By this time Pagliero owned two California clay mines-in and in Livermore-a gold mine, a cattle ranch, a vineyard and a deposit of Nevada andalusite. The latter was used by Eddie and Tony (John's oldest son) in Pyramid Alloy, their experimental stove-top clay body with which they tried, unsuccessfully, to make frying pans and casseroles that could take direct flame.

But most of the raw ingredients for their standard clay body came from the East. Railroad cars of Georgia kaolin, Old Hickory Kentucky ball clay, North Carolina feldspar and West Virginia silica were uncoupled on the Tepco spur and the contents emptied into crushers. Suction conveyors vacuumed materials into silo like tanks which held 35 carloads.

Raw ingredients measured according to a master recipe were carried in batch cars to 3000-gallon buhrstone-lined ball mills. These mills were like enclosed cement mixers filled with smooth stones; they ensured an intimate mixture of finely ground materials suspended in a 50 percent water solution. After a two day grind, the slip was drained through 300 mesh electromagnetic lawns or screens- which removed lumps and iron-into underground agitator sumps where it was aged to make it more workable. Sump pumps sent slip at high pressure through canvas filters that dewatered the clay and left it in cakes. Peeled from the filterpress, the clay was tossed into a ten-ton-capacity pug mill, whose rotating knives and vacuum chambers removed all trapped air. A continuous eight-inch square column of jigger-ready clay was pushed through the tapered extruding end of the mill. Three-foot lengths were cut and stacked on zinc-covered carts.

The batter-out and the jiggerman, Butch Pagliero told me, were pieceworkers; they wasted no time in attacking the clay columns. Armed with a piano wire garrote, the batter-out cut the columns into stacks of one-half inch blanks. He slapped each blank onto a flat plaster bat, "stomped" it with a felt-covered cast iron maul, then passed the "pancake" to his partner at the jigger.

The jiggerman-during the war there were two jiggerwomen-centered the pancake on a whirling Rosatti mold whose top surface gave shape to the face of the plate. He lowered a lever mounted with a steel template, cutting bottom and edge in sharp profile. Ovals were thrown on eccentric jiggers. Cups, deep bowls and other holloware were jiggered in concave molds whose inner walls shaped the item's outer surface. Each of the 16 jiggermen, with his batter-out partner, threw about 200 dozen pieces a day. For decades after Eastern innovators had introduced completely automatic 12 head jiggers, Tepco methods remained "hands-on"; later, a semiautomatic 2 head jigger was used.

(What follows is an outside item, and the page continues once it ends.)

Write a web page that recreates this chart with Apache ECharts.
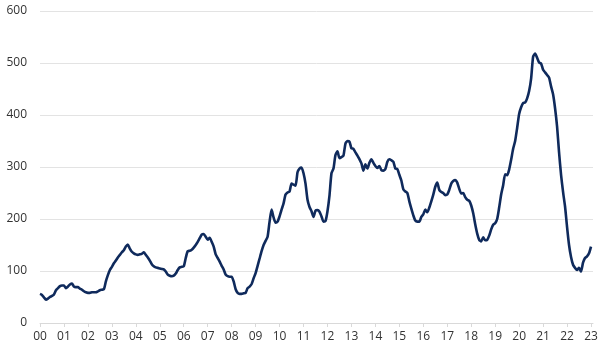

The jiggered ware was dried to "chalk white" in rooms heated by open-front gas heaters. Finishers sponged and fettled plates in stacks, then passed them on a vibrating conveyor belt under cascades of sand, which worked itself between each piece. Covered with setting sand to minimize warping, placed in refractory saggers and onto kiln cars, the ware was fired to vitrification at 2400 degrees Fahrenheit. The doughnut-shaped bisque kiln, a 180 foot continuous circular tunnel, had an open segment (a bite out of the doughnut) that allowed four men in two hours to remove bisque from the moving car and replace it with greenware before it reentered the tunnel.

The car completed the circle in 56 hours, unless there was an accident. Eddie Pagliero remembers being awakened at home in the early morning hours, and having to shut down and enter the dark, hot tunnel to clean up spilled saggers. The closer to the heat zone, the longer the downtime as the kiln cooled and reheated. "I lost a lot of hair that way," Eddie laughs. His hands and arms like those of the kiln placers, became so callous he could pick up blistering hot china without pain.

After bisque firing, the ware was no longer fragile, and the workers tossed it about with practiced abandon. Plates that had cracked in firing were quickly eliminated from the production line, in a sort of industrial Darwinism.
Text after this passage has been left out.